Had the word from DAW.

Good news on Kepler glitch.

Glitch unglitched, apparently. Huge sigh of relief.

Kobo glitch to be fixed.

DAW is aware and working on it. They think it’s a code missing in something.

The windows are in—not all trimmed, but in, in one day.

Gorgeous, but there were some communication breakdowns re what they were going to do and how much time we had to do it…which meant that we expected the front of the house on one day, the back of the house on the next, which they didn’t—so we had to scramble, tired as we were, to move the Rubik’s Cube of the office, not to mention shift the cats about to safe areas without windows missing; and each window (there are 10) has 8 trim parts, from 4 inner moldings to the 4 framing pieces, the sill and the sill support. Which we had pulled to sand and paint, and which began to get mixed up. Jane wanted (with an artist’s sense) to have a fine-furniture finish to all the paint; and it meant a lot of stooping and carrying, which we’re getting too stiff to do, and then I bought oil-based primer, and used water as a brush-dip extender—that’s how exhausted I was, absolutely brain dead. So Jane then had to fix that problem with about 8 pieces atop all the rest.

We were by that time totally fried, the project leader was getting tense, but we managed to get the situation straightened out, however—we agreed that they should do the exterior work on the first non-rain day (it started raining this morning) and that we would meanwhile spackle what needs spackling around the frames, paint, and then prep those molding bits as we like, then call them and they will come out and do the final set.

We were so tired and sore that we could hardly move. Vitamin D, water, calcium, water, magnesium, water, and zinc, with water—all helped. But we agreed that the back pain was somewhere around the level of a broken bone. Or toothache. Jane also lost a filling while eating a very simple burger, so now there’s that to fix.

On the other hand, the windows are beautiful and clear and wonderful. White frames. And the leaking corner of the front window is definitively repaired and solid. We had some mold going there, now fixed, as well.

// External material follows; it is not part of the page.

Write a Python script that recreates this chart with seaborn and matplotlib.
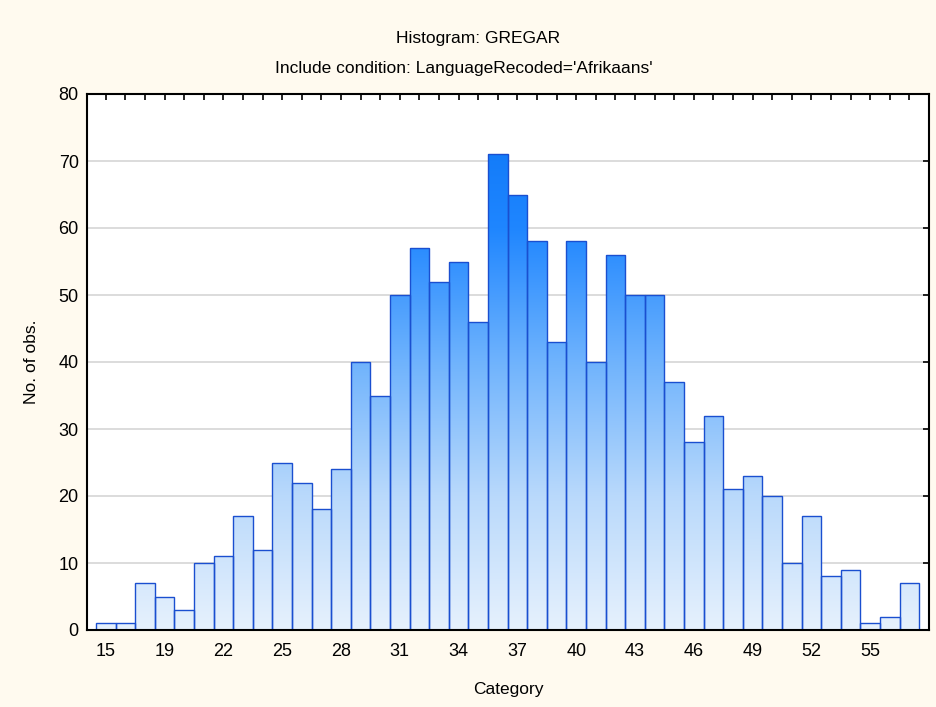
"""Histogram of GREGAR for Afrikaans respondents, Statistica-like styling."""
import numpy as np
import pandas as pd
import matplotlib
matplotlib.use("Agg")
import matplotlib.pyplot as plt
from matplotlib.colors import LinearSegmentedColormap
import seaborn as sns

# counts per category (bar order, left to right)
counts = [1, 1, 7, 5, 3, 10, 11, 17, 12, 25, 22, 18, 24, 40, 35, 50, 57, 52, 55,
          46, 71, 65, 58, 43, 58, 40, 56, 50, 50, 37, 28, 32, 21, 23, 20, 10, 17,
          8, 9, 1, 2, 7]
tick_labels = ["15", "19", "22", "25", "28", "31", "34", "37", "40", "43",
               "46", "49", "52", "55"]
title = "Histogram: GREGAR"
subtitle = "Include condition: LanguageRecoded='Afrikaans'"

sns.set_theme(style="white")
plt.rcParams["font.family"] = ["Liberation Sans", "DejaVu Sans"]
plt.rcParams["text.color"] = "black"
plt.rcParams["axes.labelcolor"] = "black"
plt.rcParams["xtick.labelcolor"] = "black"
plt.rcParams["ytick.labelcolor"] = "black"

df = pd.DataFrame({"bin": np.arange(len(counts)), "n": counts})

fig = plt.figure(figsize=(9.36, 7.07), dpi=100, facecolor="#fffaef")
ax = fig.add_axes([87 / 936, 1 - 630 / 707, (929 - 87) / 936, (630 - 94) / 707])
ax.set_facecolor("white")

sns.barplot(data=df, x="bin", y="n", ax=ax, width=1.0, color="#9cc8fa",
            edgecolor="#1a4fd0", linewidth=1.0, native_scale=True, zorder=3)

x0, x1 = -0.96, len(counts) - 0.0
ax.set_xlim(x0, x1)
ax.set_ylim(0, 80)

# vertical gradient clipped to each bar, darker blue higher up
cmap = LinearSegmentedColormap.from_list(
    "statblue", ["#e6f1fd", "#b9d9fb", "#6fb3fd", "#1f86ff", "#0a74f5"])
grad = np.linspace(0, 1, 256).reshape(-1, 1)
for p in ax.patches:
    p.set_facecolor("none")
    im = ax.imshow(grad, cmap=cmap, origin="lower", aspect="auto",
                   extent=[x0, x1, 0, 80], zorder=2, interpolation="bilinear")
    im.set_clip_path(p)
ax.set_xlim(x0, x1)
ax.set_ylim(0, 80)

ax.yaxis.grid(True, color="#d9d9d9", linewidth=1.3, zorder=0)
ax.set_axisbelow(True)

ax.set_xticks(np.arange(len(counts)))
ax.set_xticklabels([tick_labels[i // 3] if i % 3 == 0 else "" for i in range(len(counts))])
ax.set_yticks(np.arange(0, 81, 10))
ax.tick_params(axis="both", direction="in", length=4, width=1.2, color="black",
               top=True, right=True, labelsize=13, pad=6)
ax.tick_params(axis="x", pad=9)
for s in ax.spines.values():
    s.set_visible(True)
    s.set_color("black")
    s.set_linewidth(1.5)
    s.set_zorder(5)

ax.set_xlabel("Category", fontsize=12.5, labelpad=16)
ax.set_ylabel("No. of obs.", fontsize=12.5, labelpad=14)

fig.text(478 / 936, 1 - 38 / 707, title, ha="center", va="center", fontsize=12.5)
fig.text(464 / 936, 1 - 68 / 707, subtitle, ha="center", va="center", fontsize=12.5)

fig.savefig("out.png", dpi=100, facecolor=fig.get_facecolor())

And the front window is gorgeous. I took pix. Jane will put them on her site when she gets her computers running again…everything had to be unplugged and moved about. The cats took it remarkably in stride, and are just glad to have the run of the house. Skittish Sei was fairly amenable to being caught with all the banging and machine noise going on—I think it finally penetrated his kitty skull that I was trying to protect him, so he didn’t try to run, just clung like Velcro as I shifted him from my room to Jane’s and then to the basement.

We are done with this phase of the house reno as soon as we finish the trim and do the last little bit of floor under the main window. At that point, we cry halt for a number of months.